The structural dynamic response reconstruction of large-scale civil engineering structures using traditional methods results in heavy computational burden with low efficiency. To improve efficiency, a novel time-domain response reconstruction method based on model condensation and modal decomposition is proposed in this paper. The finite element model of the target structure is transformed and condensed. The system matrices of the condensed model have lower dimensionality than those of the original finite element model. A checking procedure based on the modal assurance criterion is developed to ensure the accuracy of the condensed system. Measured dynamic responses are decomposed to time-domain modal responses at measured degrees of freedom (DOFs) using band-pass filters. The mode shape matrix of the condensed model is used to calculate the modal responses at the unmeasured DOFs.
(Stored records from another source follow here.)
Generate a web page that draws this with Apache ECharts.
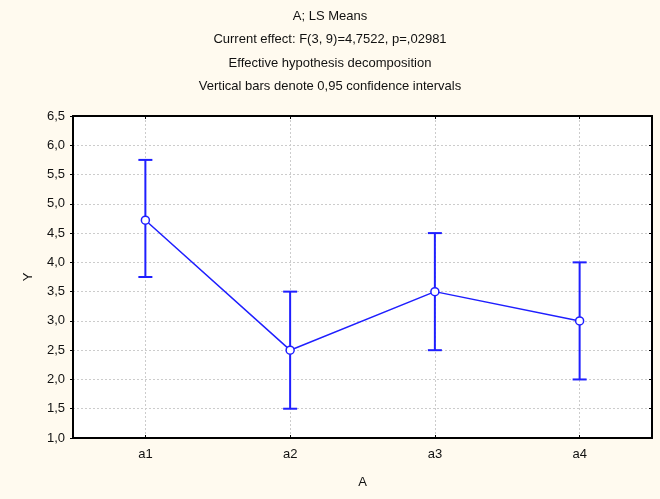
<!DOCTYPE html>
<html>
<head>
<meta charset="utf-8">
<script src="https://cdn.jsdelivr.net/npm/echarts@6/dist/echarts.min.js"></script>
<style>
  html, body { margin: 0; padding: 0; background: #ffffff; }
  #chart { width: 660px; height: 499px; }
</style>
</head>
<body>
<div id="chart"></div>
<script>
// Factor levels and least-squares means with 95% confidence limits
const categories = ['a1', 'a2', 'a3', 'a4'];
const means = [4.72, 2.5, 3.5, 3.0];
const lower = [3.75, 1.5, 2.5, 2.0];
const upper = [5.75, 3.5, 4.5, 4.0];
const yTicks = [1.0, 1.5, 2.0, 2.5, 3.0, 3.5, 4.0, 4.5, 5.0, 5.5, 6.0, 6.5];
const titleLines = [
  'A; LS Means',
  'Current effect: F(3, 9)=4,7522, p=,02981',
  'Effective hypothesis decomposition',
  'Vertical bars denote 0,95 confidence intervals'
];

const FONT = '"Liberation Sans", Arial, sans-serif';
const FS = 13;
const BLUE = '#1f1fff';
const fmt = v => v.toFixed(1).replace('.', ',');

// Half-step slots so that the top axis can put its ticks and vertical
// grid lines exactly at the category centres.
const halfSlots = [''];
categories.forEach(c => { halfSlots.push(c, ''); });
const atCentre = i => i % 2 === 1;

const chart = echarts.init(document.getElementById('chart'), null, { renderer: 'canvas' });

const errorData = categories.map((c, i) => [i, lower[i], upper[i]]);

chart.setOption({
  backgroundColor: '#fffaef',
  animation: false,
  textStyle: { fontFamily: FONT },
  title: titleLines.map((t, i) => ({
    text: t,
    left: 'center',
    top: 5 + i * 23.3,
    textStyle: { fontFamily: FONT, fontSize: FS, fontWeight: 'normal', color: '#111' }
  })),
  grid: {
    left: 73, right: 8, top: 116, bottom: 61,
    show: true, backgroundColor: '#ffffff', borderColor: '#000', borderWidth: 1.5
  },
  xAxis: [{
    type: 'category',
    data: categories,
    boundaryGap: true,
    position: 'bottom',
    name: 'A',
    nameLocation: 'middle',
    nameGap: 38,
    nameTextStyle: { fontFamily: FONT, fontSize: FS, color: '#111' },
    axisLine: { show: true, lineStyle: { color: '#000', width: 2 } },
    axisTick: { show: true, inside: true, alignWithLabel: true, length: 3, lineStyle: { color: '#000' } },
    axisLabel: { fontFamily: FONT, fontSize: FS, color: '#111', margin: 10 },
    splitLine: { show: false }
  }, {
    type: 'category',
    data: halfSlots,
    boundaryGap: false,
    position: 'top',
    axisLine: { show: true, lineStyle: { color: '#000', width: 2 } },
    axisTick: { show: true, inside: true, interval: (i) => atCentre(i), length: 3, lineStyle: { color: '#000' } },
    axisLabel: { show: false },
    splitLine: { show: true, interval: (i) => atCentre(i), lineStyle: { color: '#cccccc', type: [2, 2], width: 1 } }
  }],
  yAxis: [{
    type: 'value',
    min: yTicks[0], max: yTicks[yTicks.length - 1], interval: 0.5,
    position: 'left',
    name: 'Y',
    nameLocation: 'middle',
    nameGap: 38,
    nameRotate: 90,
    nameTextStyle: { fontFamily: FONT, fontSize: FS, color: '#111' },
    axisLine: { show: true, lineStyle: { color: '#000', width: 2 } },
    axisTick: { show: true, inside: false, length: 3, lineStyle: { color: '#000' } },
    axisLabel: { fontFamily: FONT, fontSize: FS, color: '#111', margin: 8, formatter: fmt },
    splitLine: { show: true, lineStyle: { color: '#cccccc', type: [2, 2], width: 1 } }
  }, {
    type: 'value',
    min: yTicks[0], max: yTicks[yTicks.length - 1], interval: 0.5,
    position: 'right',
    axisLine: { show: true, lineStyle: { color: '#000', width: 2 } },
    axisTick: { show: true, inside: true, length: 3, lineStyle: { color: '#000' } },
    axisLabel: { show: false },
    splitLine: { show: false }
  }],
  series: [{
    // confidence-interval whiskers with caps
    type: 'custom',
    xAxisIndex: 0, yAxisIndex: 0,
    data: errorData,
    z: 3,
    renderItem: function (params, api) {
      const x = api.value(0);
      const lo = api.coord([x, api.value(1)]);
      const hi = api.coord([x, api.value(2)]);
      const half = 7;
      const style = { stroke: BLUE, lineWidth: 2 };
      return {
        type: 'group',
        children: [
          { type: 'line', shape: { x1: lo[0], y1: lo[1], x2: hi[0], y2: hi[1] }, style },
          { type: 'line', shape: { x1: hi[0] - half, y1: hi[1], x2: hi[0] + half, y2: hi[1] }, style },
          { type: 'line', shape: { x1: lo[0] - half, y1: lo[1], x2: lo[0] + half, y2: lo[1] }, style }
        ]
      };
    }
  }, {
    type: 'line',
    xAxisIndex: 0, yAxisIndex: 0,
    data: means,
    z: 4,
    symbol: 'circle',
    symbolSize: 8,
    lineStyle: { color: BLUE, width: 1.5 },
    itemStyle: { color: '#ffffff', borderColor: BLUE, borderWidth: 1.5 }
  }]
});
</script>
</body>
</html>
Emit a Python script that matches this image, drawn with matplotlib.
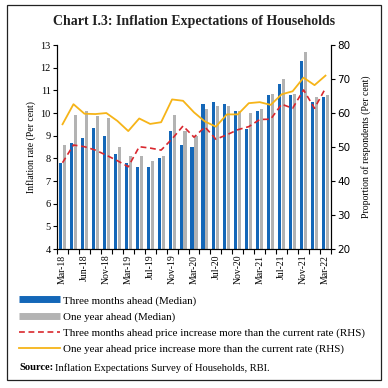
import numpy as np
import matplotlib
matplotlib.use('Agg')
import matplotlib.pyplot as plt
from matplotlib.lines import Line2D
from matplotlib.patches import Rectangle

plt.rcParams['font.family'] = ['Liberation Serif', 'DejaVu Serif']

# survey rounds (bi-monthly)
rounds = ['Mar-18', 'May-18', 'Jun-18', 'Sep-18', 'Nov-18', 'Dec-18', 'Mar-19', 'May-19',
          'Jul-19', 'Sep-19', 'Nov-19', 'Jan-20', 'Mar-20', 'May-20', 'Jul-20', 'Sep-20',
          'Nov-20', 'Jan-21', 'Mar-21', 'May-21', 'Jul-21', 'Sep-21', 'Nov-21', 'Jan-22', 'Mar-22']
tick_labels = ['Mar-18', 'Jun-18', 'Nov-18', 'Mar-19', 'Jul-19', 'Nov-19', 'Mar-20',
               'Jul-20', 'Nov-20', 'Mar-21', 'Jul-21', 'Nov-21', 'Mar-22']

# median inflation expectations (per cent, LHS)
three_month = [7.8, 8.7, 8.9, 9.35, 9.0, 8.2, 7.8, 7.6, 7.6, 8.0, 9.2, 8.6, 8.5,
               10.4, 10.5, 10.4, 10.1, 9.3, 10.1, 10.8, 11.3, 10.8, 12.3, 10.5, 10.7]
one_year = [8.6, 9.9, 10.1, 9.85, 9.8, 8.5, 8.1, 8.1, 7.9, 8.1, 9.9, 9.2, 9.0,
            10.2, 10.3, 10.3, 10.1, 10.0, 10.2, 10.85, 11.5, 10.85, 12.7, 10.7, 10.8]

# proportion of respondents expecting price increase above current rate (RHS)
three_month_more = [45.4, 50.6, 50.1, 49.1, 47.6, 46.0, 44.2, 50.1, 49.7, 49.1, 52.4, 56.2, 52.9,
                    55.9, 52.3, 53.6, 55.1, 56.0, 58.1, 58.2, 62.6, 61.4, 66.8, 61.4, 67.3]
one_year_more = [56.7, 62.6, 59.8, 59.7, 60.0, 57.7, 54.7, 58.4, 56.8, 57.3, 64.0, 63.6, 60.2,
                 57.5, 56.0, 59.6, 59.6, 62.9, 63.2, 62.4, 65.5, 66.4, 70.4, 68.2, 71.0]

blue = '#1467b8'
grey = '#b3b3b3'
red = '#d9272e'
yellow = '#f6b418'

fig = plt.figure(figsize=(3.88, 3.88), dpi=100)
ax = fig.add_axes([0.147, 0.358, 0.706, 0.526])
ax2 = ax.twinx()

x = np.arange(len(rounds))
ax.bar(x - 0.18, three_month, width=0.28, color=blue, zorder=2)
ax.bar(x + 0.18, one_year, width=0.28, color=grey, zorder=2)
ax2.plot(x, three_month_more, color=red, lw=1.2, ls=(0, (3.5, 2.2)))
ax2.plot(x, one_year_more, color=yellow, lw=1.3)

ax.set_xlim(-0.5, len(rounds) - 0.5)
ax.set_ylim(4, 13)
ax.set_yticks(range(4, 14))
ax2.set_ylim(20, 80)
ax2.set_yticks(range(20, 81, 10))

label_pos = [rounds.index(t) for t in tick_labels]
ax.set_xticks(label_pos)
ax.set_xticklabels(tick_labels, rotation=90, fontsize=7)
ax.tick_params(axis='x', which='major', length=0, pad=4)
ax.set_xticks(np.arange(-0.5, len(rounds), 1), minor=True)
ax.tick_params(axis='x', which='minor', length=3.5, width=0.8, direction='out')

ax.tick_params(axis='y', labelsize=7.5, length=3, width=0.8, pad=1.5)
ax2.tick_params(axis='y', labelsize=7.5, length=3, width=0.8, pad=1.5)
for lab in ax2.get_yticklabels():
    lab.set_fontfamily('DejaVu Sans')

ax.set_ylabel('Inflation rate (Per cent)', fontsize=7, labelpad=3)
ax2.set_ylabel('Proportion of respondents (Per cent)', fontsize=7, rotation=90, labelpad=8)

for a in (ax, ax2):
    a.spines['top'].set_visible(False)
    for s in ('left', 'right', 'bottom'):
        a.spines[s].set_linewidth(0.8)

fig.text(0.5, 0.944, 'Chart I.3: Inflation Expectations of Households',
         ha='center', va='center', fontsize=10, fontweight='bold', color='#222222')

handles = [Line2D([], [], color=blue, lw=5, solid_capstyle='butt'),
           Line2D([], [], color=grey, lw=5, solid_capstyle='butt'),
           Line2D([], [], color=red, lw=1.2, ls=(0, (3.5, 2.2))),
           Line2D([], [], color=yellow, lw=1.3)]
labels = ['Three months ahead (Median)',
          'One year ahead (Median)',
          'Three months ahead price increase more than the current rate (RHS)',
          'One year ahead price increase more than the current rate (RHS)']
fig.legend(handles, labels, loc='upper left', bbox_to_anchor=(0.05, 0.238),
           frameon=False, fontsize=7.9, handlelength=3.7, handletextpad=0.3,
           labelspacing=0.56, borderaxespad=0, borderpad=0)

fig.text(0.049, 0.052, 'Source:', fontsize=7.6, fontweight='bold', va='center')
fig.text(0.142, 0.052, 'Inflation Expectations Survey of Households, RBI.', fontsize=7.6, va='center')

fig.patches.append(Rectangle((0.018, 0.02), 0.964, 0.967, transform=fig.transFigure,
                             fill=False, edgecolor='#222222', lw=0.9))

fig.savefig('out.png', dpi=100)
Following modal superposition and coordinate transformation, the dynamic responses at unmeasured DOFs are reconstructed without knowledge of the excitation. The accuracy and efficiency of the proposed methodology are verified in a numerical case study of a three-dimensional building frame model and an experimental case study of a two-story steel frame under laboratory conditions. In contrast with the numerical case study, the effects of modeling error and measurement noise are considered in the experiment verification. The results show the outstanding performance of the proposed methodology when compared with a traditional response reconstruction method.